Mit Glas zu arbeiten ist immer ein Experiment. Ich beschreibe es gern mit ‚Tappen im Dunkeln‘. Denn streckenweise weiß ich nicht, was ich eigentlich tue und oft hoffe ich, dass sich der Prozess in die richtige Richtung bewegt. Es gibt grobe Richtlinien denen ich folge, aber das Material ist spröde und hat ein Eigenleben. Häufig führen grade die Ergebnisse von Entscheidungen, die nicht wie erwartet funktionieren, zu etwas Neuem. Ähnlich ist das Arbeiten im Atelier, das als ein stimmungsabhängiges Tüfteln und Probieren zu verstehen ist. Man erzeugt Krisen, um sich da wieder herauszuarbeiten und um da hin zu kommen, wo man vorher noch nicht war. Anderseits trifft man wieder Entscheidungen und hofft, dass sie sich zu einem Bild oder zu einer Erzählung, wie in einem Puzzle, fügen. Manchmal klappt das, oft nicht und wie beim Glas entsteht aus Verworfenem oft Neues.

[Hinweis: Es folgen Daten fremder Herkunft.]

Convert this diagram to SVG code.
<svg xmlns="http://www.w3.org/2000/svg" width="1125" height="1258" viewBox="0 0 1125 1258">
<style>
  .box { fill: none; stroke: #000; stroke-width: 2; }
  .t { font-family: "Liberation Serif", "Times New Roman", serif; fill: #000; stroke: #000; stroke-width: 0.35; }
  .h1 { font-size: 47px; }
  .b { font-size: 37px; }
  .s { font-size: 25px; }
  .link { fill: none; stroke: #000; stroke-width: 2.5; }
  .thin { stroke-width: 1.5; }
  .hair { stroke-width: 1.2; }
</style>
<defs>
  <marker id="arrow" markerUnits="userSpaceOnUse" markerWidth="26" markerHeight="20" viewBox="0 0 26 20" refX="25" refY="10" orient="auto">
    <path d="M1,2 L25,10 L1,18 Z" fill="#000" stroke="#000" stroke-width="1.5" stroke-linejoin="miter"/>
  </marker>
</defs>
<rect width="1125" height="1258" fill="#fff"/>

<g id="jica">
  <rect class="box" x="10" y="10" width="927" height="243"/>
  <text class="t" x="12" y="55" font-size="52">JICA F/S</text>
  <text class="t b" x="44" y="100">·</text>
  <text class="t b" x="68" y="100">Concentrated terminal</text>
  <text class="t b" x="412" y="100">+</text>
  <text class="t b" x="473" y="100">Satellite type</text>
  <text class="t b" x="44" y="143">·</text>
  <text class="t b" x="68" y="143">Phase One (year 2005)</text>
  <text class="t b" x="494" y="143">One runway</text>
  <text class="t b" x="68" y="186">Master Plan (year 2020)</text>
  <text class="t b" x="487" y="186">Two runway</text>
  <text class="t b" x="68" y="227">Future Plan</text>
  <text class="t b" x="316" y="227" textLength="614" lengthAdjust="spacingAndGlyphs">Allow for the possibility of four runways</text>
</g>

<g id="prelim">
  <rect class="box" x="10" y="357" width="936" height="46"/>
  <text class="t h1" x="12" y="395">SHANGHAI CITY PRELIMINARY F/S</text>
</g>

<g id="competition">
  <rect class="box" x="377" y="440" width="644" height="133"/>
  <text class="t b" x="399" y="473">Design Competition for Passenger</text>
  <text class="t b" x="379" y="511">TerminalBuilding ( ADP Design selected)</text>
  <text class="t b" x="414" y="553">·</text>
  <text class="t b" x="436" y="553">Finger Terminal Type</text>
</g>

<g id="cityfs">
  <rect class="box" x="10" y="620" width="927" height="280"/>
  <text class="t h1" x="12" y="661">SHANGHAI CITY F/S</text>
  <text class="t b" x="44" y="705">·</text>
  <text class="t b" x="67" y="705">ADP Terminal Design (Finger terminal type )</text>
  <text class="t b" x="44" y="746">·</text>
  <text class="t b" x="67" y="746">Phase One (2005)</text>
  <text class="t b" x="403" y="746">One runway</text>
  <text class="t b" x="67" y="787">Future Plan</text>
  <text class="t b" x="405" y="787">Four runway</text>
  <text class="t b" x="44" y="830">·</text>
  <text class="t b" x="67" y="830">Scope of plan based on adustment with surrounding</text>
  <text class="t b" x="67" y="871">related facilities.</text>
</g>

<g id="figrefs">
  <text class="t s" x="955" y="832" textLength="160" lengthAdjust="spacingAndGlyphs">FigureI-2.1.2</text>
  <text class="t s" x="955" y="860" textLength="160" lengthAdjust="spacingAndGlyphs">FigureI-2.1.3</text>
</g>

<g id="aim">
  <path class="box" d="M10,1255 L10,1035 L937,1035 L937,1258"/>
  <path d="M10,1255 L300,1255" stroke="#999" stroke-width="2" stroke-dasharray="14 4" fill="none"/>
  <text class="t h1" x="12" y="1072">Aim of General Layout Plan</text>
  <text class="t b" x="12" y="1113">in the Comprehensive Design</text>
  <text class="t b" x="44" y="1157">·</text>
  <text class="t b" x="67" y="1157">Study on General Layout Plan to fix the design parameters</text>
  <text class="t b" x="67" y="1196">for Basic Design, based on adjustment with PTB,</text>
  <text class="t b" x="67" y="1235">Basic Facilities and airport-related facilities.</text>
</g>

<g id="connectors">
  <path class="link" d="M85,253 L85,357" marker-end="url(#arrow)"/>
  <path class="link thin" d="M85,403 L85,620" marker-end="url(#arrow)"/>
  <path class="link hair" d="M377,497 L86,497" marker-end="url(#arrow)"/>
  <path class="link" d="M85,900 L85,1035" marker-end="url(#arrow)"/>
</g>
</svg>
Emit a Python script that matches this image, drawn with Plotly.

Deine Werke wirken wie sehr seltene Kristallfunde in einem Naturkundemuseum. Wird dieser Eindruck von Dir bewusst hervorgerufen?
Warum nutzt man einen Formenkanon, warum ein Material? Das lässt sich nicht eindeutig erklären. Ich könnte sagen das kommt daher, weil mein Vater, der Mineraloge ist, mit mir Ausflüge in Steinbrüche machte und ich darüber eine Faszination zu Steinen entwickelte. Als Kind fing ich an, Steine zu sammeln. Steine verhalten sich, ähnlich wie Wolken, wie Projektoren der eigenen Vorstellung. Beim Glas hat man oft eine kristalline Erscheinung, auch wenn Glas eigentlich nichts mit Kristallen zu tun hat. Glas ist eher dem Abwesenden verwandt. Normalerweise endet die Sichtbarkeit direkt an der Oberfläche. Dahinter fängt die Vorstellung oder die Einbildung an. Beim Glas gibt es hinter der Oberfläche ein Drinnen. Man schaut ins Material hinein, da ist eine Blase, tiefer drinnen wird es dunkler und dann bildet sich plötzlich negativ die Rückseite ab. Manchmal kann man sogar wieder hinausschauen und sieht verzerrt den Raum dahinter. Das heißt: Es wird etwas hinzugefügt, was sich an der Oberfläche bricht. Wo das Unsichtbare und die Vorstellungen anfangen, beginnt ein verführerisches Schimmern.